**INSTRUCTIONS FOR THE TASK**. Retype every line from the start of the entries below down to the line with "const lineColor = '#d9d9d9';", both ends included; skip the pictures.

**STORED ROWS**.
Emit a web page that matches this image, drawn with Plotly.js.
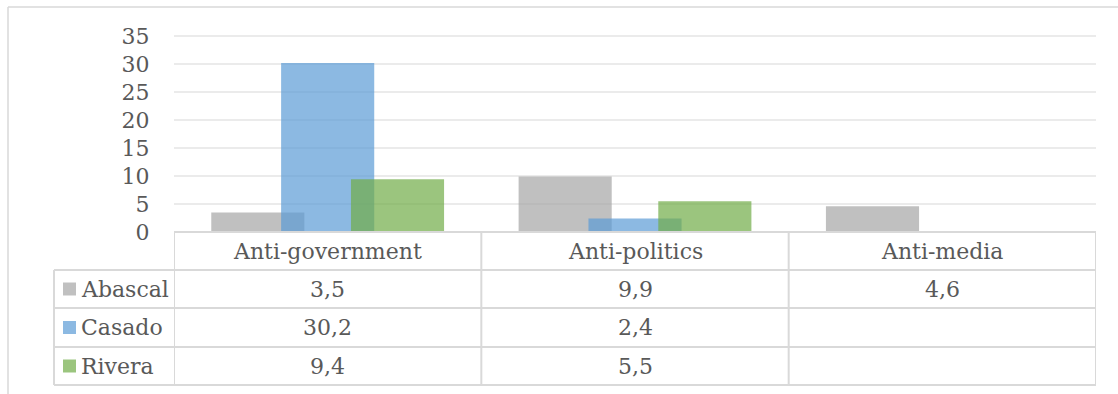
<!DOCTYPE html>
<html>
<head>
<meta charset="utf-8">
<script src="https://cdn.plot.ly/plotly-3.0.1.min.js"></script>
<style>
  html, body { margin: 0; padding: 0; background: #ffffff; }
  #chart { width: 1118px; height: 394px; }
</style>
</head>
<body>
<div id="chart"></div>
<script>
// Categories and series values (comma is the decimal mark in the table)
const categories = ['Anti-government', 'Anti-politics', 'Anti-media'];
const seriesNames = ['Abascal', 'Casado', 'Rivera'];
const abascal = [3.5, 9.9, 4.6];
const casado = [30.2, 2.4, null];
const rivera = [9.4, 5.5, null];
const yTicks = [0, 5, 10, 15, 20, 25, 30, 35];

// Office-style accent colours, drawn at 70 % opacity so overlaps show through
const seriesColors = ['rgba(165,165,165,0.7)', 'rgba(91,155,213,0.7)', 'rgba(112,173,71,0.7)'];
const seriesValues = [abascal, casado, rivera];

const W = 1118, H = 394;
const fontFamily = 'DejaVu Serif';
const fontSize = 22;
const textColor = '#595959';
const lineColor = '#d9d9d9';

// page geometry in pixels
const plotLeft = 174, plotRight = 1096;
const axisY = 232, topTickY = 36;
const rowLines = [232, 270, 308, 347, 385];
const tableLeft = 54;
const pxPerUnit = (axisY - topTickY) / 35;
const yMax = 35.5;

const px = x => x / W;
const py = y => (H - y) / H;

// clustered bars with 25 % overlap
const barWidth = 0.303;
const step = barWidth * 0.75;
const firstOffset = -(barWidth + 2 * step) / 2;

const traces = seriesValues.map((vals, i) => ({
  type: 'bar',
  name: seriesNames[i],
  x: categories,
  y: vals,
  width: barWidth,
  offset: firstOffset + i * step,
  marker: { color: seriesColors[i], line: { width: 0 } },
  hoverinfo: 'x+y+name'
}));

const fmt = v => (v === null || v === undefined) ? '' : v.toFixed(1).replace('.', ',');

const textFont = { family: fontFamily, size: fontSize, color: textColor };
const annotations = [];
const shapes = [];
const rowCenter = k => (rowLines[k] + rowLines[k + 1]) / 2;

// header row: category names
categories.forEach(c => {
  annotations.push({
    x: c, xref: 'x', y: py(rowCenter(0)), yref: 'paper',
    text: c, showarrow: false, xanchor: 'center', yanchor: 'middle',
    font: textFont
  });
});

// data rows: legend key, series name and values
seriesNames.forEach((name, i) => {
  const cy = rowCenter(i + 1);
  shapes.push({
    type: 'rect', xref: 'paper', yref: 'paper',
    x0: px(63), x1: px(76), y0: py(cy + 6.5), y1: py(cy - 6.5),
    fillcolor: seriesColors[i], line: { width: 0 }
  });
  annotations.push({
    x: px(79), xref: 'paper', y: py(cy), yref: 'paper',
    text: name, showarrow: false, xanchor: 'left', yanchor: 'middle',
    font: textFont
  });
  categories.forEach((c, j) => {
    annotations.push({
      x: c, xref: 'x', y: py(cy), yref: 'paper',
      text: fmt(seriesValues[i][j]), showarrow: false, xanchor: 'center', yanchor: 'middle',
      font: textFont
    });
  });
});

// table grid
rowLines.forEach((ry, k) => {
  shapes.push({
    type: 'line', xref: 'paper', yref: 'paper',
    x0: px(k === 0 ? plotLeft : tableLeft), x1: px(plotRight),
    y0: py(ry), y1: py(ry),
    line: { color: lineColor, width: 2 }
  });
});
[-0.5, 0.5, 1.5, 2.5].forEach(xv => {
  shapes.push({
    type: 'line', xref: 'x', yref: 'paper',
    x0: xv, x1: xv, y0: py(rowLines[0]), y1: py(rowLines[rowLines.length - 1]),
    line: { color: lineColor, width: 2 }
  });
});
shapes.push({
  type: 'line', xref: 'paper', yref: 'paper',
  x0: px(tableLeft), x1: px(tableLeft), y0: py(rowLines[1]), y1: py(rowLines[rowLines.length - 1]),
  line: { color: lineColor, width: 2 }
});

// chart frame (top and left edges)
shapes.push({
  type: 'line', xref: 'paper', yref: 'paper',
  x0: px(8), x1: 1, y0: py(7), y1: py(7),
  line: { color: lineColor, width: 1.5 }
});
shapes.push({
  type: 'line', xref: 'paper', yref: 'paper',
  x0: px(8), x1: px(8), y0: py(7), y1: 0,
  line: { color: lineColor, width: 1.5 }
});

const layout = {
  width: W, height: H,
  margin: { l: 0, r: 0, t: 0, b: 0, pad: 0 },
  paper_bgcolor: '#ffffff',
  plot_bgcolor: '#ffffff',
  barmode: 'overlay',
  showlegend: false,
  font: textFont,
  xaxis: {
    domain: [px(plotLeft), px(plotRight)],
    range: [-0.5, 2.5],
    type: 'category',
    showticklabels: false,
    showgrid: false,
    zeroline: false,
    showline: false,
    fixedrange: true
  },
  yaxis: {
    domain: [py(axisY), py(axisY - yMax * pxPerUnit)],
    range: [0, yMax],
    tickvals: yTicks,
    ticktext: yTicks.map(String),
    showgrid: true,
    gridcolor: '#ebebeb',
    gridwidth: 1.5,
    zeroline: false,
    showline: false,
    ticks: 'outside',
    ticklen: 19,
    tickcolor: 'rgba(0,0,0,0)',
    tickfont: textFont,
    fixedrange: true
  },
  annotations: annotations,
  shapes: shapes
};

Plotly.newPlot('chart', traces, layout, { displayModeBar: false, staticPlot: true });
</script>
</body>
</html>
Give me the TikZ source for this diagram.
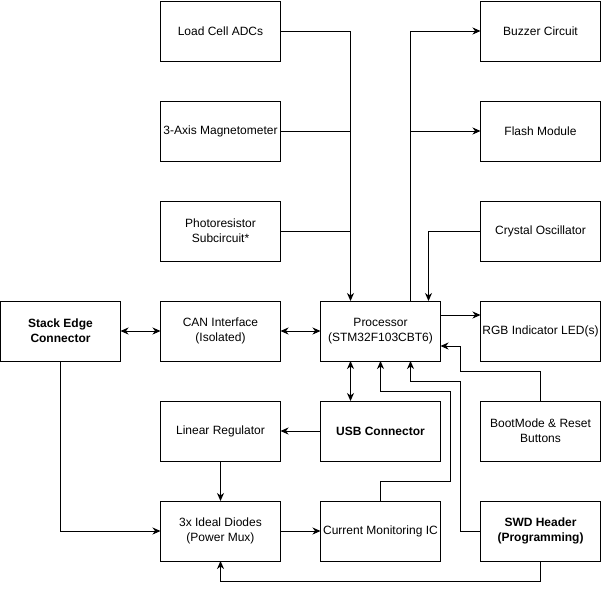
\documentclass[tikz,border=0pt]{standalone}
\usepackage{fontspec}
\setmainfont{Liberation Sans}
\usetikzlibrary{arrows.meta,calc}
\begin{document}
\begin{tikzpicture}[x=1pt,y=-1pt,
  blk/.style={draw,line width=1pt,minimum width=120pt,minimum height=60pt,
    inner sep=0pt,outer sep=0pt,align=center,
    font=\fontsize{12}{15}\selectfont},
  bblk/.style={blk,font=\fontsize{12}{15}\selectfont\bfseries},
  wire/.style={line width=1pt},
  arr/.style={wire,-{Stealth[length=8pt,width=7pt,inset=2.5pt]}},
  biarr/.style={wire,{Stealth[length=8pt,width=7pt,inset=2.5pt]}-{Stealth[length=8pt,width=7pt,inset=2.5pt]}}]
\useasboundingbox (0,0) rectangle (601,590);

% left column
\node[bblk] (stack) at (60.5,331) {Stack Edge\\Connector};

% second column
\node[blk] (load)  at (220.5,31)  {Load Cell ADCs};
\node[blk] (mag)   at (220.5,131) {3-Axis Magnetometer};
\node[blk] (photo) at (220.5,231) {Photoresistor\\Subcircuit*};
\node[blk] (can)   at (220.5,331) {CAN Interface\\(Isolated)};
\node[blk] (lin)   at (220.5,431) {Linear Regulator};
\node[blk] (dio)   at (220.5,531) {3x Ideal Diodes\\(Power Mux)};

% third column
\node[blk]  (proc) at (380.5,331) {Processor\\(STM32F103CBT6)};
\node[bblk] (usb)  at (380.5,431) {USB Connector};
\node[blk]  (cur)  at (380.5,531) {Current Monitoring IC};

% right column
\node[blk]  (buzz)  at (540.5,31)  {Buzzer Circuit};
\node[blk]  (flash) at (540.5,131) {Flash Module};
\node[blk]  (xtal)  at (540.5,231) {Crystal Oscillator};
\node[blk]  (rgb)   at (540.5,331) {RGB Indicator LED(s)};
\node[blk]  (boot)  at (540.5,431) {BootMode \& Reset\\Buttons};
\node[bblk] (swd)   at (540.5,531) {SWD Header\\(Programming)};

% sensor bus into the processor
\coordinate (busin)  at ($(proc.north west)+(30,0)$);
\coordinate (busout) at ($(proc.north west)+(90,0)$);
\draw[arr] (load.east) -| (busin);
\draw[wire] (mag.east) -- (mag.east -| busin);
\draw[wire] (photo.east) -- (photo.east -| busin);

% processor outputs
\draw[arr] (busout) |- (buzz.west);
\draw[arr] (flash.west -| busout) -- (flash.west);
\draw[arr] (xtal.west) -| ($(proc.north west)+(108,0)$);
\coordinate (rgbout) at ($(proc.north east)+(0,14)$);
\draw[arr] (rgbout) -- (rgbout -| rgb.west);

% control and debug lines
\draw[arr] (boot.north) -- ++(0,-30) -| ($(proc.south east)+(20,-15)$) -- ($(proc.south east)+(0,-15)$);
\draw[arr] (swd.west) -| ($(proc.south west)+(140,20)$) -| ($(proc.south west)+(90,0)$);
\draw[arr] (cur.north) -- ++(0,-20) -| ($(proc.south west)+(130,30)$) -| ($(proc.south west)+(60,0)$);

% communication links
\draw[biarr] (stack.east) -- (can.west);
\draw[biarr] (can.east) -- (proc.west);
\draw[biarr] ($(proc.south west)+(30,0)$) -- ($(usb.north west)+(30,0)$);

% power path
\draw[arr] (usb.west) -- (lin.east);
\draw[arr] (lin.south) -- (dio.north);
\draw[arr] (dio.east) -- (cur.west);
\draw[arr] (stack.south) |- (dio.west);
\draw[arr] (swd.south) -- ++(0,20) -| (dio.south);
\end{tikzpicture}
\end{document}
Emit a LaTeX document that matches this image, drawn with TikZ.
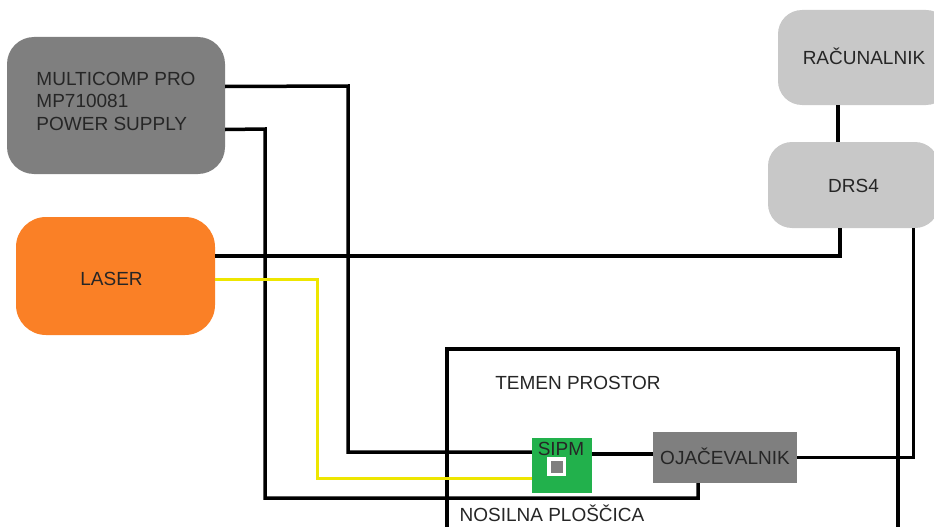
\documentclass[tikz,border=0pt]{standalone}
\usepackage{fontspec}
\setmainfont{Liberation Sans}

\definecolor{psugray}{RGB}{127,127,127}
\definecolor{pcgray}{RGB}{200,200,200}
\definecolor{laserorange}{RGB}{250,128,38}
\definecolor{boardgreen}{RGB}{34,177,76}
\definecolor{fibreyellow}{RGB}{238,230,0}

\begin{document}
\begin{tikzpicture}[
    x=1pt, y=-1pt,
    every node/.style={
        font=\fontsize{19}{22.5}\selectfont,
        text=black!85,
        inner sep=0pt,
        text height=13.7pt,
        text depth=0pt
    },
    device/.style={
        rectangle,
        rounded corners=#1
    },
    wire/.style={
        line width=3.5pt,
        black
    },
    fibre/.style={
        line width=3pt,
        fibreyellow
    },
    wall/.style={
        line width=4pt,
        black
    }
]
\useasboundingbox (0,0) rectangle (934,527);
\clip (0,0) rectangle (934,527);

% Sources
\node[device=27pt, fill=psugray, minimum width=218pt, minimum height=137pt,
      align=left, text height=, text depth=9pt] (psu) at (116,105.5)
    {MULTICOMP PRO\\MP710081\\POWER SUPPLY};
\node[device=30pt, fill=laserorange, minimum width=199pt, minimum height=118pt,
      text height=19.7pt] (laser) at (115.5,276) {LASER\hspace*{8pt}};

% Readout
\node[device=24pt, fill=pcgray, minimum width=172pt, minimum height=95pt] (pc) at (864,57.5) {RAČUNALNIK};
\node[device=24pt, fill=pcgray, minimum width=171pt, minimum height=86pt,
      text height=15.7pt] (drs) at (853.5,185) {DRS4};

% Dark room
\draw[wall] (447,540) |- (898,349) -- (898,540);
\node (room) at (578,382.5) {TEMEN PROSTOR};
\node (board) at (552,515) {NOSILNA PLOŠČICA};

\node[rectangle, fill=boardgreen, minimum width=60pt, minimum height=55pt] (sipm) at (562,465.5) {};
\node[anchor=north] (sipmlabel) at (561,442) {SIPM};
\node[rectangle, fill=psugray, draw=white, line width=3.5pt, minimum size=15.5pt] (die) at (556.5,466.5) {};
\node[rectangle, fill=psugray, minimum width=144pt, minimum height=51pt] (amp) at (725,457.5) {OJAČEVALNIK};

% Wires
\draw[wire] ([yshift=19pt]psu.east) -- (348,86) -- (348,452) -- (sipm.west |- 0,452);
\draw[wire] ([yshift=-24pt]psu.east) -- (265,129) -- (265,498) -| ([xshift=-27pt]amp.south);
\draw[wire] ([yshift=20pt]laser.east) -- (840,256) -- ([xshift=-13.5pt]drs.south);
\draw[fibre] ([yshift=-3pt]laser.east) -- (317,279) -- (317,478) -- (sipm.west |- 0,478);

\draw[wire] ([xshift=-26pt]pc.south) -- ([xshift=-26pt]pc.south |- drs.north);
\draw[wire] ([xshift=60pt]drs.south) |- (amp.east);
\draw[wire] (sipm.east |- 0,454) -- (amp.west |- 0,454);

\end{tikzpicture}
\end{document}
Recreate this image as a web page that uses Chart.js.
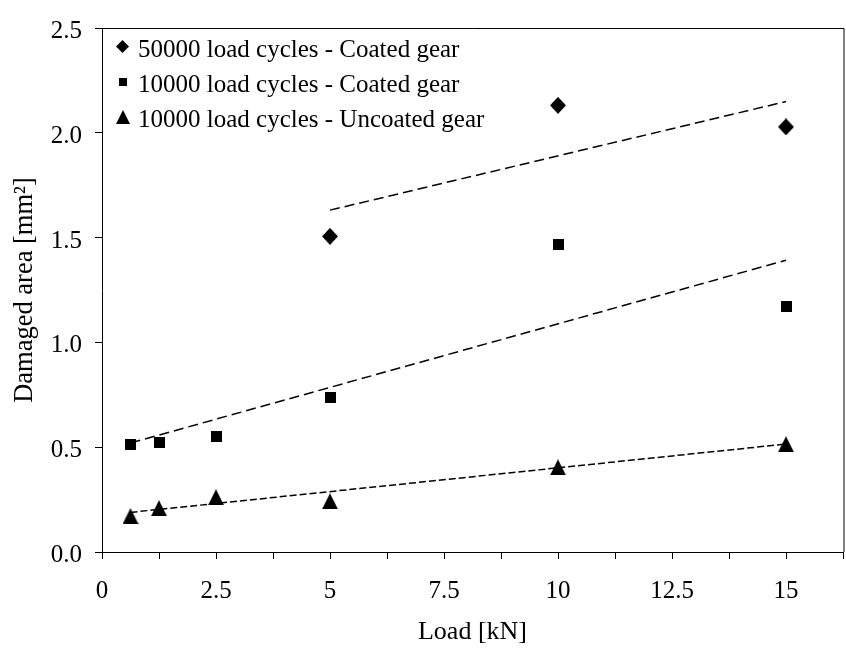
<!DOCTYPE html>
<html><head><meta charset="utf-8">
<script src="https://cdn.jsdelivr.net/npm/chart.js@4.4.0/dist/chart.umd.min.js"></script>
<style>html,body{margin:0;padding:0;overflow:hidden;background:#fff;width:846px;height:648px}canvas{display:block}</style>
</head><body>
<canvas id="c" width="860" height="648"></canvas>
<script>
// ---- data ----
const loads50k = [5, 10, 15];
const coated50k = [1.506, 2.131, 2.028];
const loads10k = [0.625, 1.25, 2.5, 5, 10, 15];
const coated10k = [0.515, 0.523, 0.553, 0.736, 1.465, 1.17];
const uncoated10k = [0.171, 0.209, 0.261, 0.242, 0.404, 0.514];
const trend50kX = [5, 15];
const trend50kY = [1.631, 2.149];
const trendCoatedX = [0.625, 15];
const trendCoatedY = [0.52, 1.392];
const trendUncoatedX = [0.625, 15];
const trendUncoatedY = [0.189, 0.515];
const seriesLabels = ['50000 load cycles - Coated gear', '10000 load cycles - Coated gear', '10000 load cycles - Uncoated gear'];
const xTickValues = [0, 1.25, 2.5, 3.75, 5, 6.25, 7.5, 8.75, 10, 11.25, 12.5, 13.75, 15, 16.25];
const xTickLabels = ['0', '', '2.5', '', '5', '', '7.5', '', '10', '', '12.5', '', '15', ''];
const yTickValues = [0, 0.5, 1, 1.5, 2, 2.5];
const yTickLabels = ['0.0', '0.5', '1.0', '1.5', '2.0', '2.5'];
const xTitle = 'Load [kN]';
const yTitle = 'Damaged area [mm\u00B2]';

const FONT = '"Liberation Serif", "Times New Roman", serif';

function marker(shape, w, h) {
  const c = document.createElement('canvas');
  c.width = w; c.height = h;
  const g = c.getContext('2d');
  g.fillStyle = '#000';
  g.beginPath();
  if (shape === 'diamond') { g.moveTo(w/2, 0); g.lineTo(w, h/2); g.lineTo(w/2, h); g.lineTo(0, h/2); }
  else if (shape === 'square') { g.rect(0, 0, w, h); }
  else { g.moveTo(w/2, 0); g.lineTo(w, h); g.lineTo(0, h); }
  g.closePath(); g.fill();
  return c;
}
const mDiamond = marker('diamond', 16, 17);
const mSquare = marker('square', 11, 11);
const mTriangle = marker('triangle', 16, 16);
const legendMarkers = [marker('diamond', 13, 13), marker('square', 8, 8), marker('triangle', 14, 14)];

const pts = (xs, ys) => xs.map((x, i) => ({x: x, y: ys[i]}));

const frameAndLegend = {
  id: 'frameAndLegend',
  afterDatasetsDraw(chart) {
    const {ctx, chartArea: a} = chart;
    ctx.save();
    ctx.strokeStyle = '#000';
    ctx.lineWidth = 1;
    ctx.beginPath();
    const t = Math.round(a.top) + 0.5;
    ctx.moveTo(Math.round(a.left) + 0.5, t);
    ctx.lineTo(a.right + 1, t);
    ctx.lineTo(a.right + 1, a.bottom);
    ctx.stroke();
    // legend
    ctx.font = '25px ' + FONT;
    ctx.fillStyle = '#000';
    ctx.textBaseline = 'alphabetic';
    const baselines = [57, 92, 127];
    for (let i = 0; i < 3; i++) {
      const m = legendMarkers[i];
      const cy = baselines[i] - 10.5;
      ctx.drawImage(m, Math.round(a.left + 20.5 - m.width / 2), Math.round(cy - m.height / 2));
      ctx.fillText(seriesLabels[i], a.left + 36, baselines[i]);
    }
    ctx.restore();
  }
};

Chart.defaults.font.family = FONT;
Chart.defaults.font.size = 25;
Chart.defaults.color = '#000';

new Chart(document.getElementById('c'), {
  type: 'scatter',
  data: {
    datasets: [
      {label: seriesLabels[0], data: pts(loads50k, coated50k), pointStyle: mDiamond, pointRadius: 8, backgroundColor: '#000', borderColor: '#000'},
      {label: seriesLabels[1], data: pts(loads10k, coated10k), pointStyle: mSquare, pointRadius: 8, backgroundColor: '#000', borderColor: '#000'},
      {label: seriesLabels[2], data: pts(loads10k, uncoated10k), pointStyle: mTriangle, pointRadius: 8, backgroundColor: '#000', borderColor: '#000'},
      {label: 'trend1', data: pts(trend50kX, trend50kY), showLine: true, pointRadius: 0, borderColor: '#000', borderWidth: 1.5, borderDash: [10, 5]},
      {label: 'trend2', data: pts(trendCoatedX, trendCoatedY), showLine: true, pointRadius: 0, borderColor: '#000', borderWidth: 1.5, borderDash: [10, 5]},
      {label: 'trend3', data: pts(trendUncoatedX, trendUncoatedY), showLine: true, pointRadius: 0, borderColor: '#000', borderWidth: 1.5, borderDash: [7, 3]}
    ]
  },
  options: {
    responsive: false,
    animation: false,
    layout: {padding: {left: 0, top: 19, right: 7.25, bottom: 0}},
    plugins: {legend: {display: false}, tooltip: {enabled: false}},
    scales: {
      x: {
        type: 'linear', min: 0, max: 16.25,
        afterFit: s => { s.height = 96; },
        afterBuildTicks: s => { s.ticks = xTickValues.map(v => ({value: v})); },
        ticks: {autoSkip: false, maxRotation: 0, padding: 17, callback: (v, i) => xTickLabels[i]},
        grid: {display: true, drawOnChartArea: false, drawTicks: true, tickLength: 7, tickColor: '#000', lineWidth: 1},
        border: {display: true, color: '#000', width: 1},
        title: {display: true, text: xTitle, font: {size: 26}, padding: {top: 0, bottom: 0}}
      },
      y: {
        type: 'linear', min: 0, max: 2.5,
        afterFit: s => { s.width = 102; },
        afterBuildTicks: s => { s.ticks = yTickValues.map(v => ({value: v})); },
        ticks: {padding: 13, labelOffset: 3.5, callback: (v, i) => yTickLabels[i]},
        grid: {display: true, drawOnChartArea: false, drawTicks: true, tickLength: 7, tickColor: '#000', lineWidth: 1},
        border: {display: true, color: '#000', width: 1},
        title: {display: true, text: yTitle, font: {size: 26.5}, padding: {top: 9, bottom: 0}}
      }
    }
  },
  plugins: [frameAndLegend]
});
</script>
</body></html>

**FINISHED ANSWER**.
Emit a web page that matches this image, drawn with Plotly.js.
<!DOCTYPE html>
<html>
<head>
<meta charset="utf-8">
<script src="https://cdn.plot.ly/plotly-3.0.1.min.js"></script>
<style>
  html, body { margin: 0; padding: 0; background: #ffffff; }
  #chart { width: 1118px; height: 394px; }
</style>
</head>
<body>
<div id="chart"></div>
<script>
// Categories and series values (comma is the decimal mark in the table)
const categories = ['Anti-government', 'Anti-politics', 'Anti-media'];
const seriesNames = ['Abascal', 'Casado', 'Rivera'];
const abascal = [3.5, 9.9, 4.6];
const casado = [30.2, 2.4, null];
const rivera = [9.4, 5.5, null];
const yTicks = [0, 5, 10, 15, 20, 25, 30, 35];

// Office-style accent colours, drawn at 70 % opacity so overlaps show through
const seriesColors = ['rgba(165,165,165,0.7)', 'rgba(91,155,213,0.7)', 'rgba(112,173,71,0.7)'];
const seriesValues = [abascal, casado, rivera];

const W = 1118, H = 394;
const fontFamily = 'DejaVu Serif';
const fontSize = 22;
const textColor = '#595959';
const lineColor = '#d9d9d9';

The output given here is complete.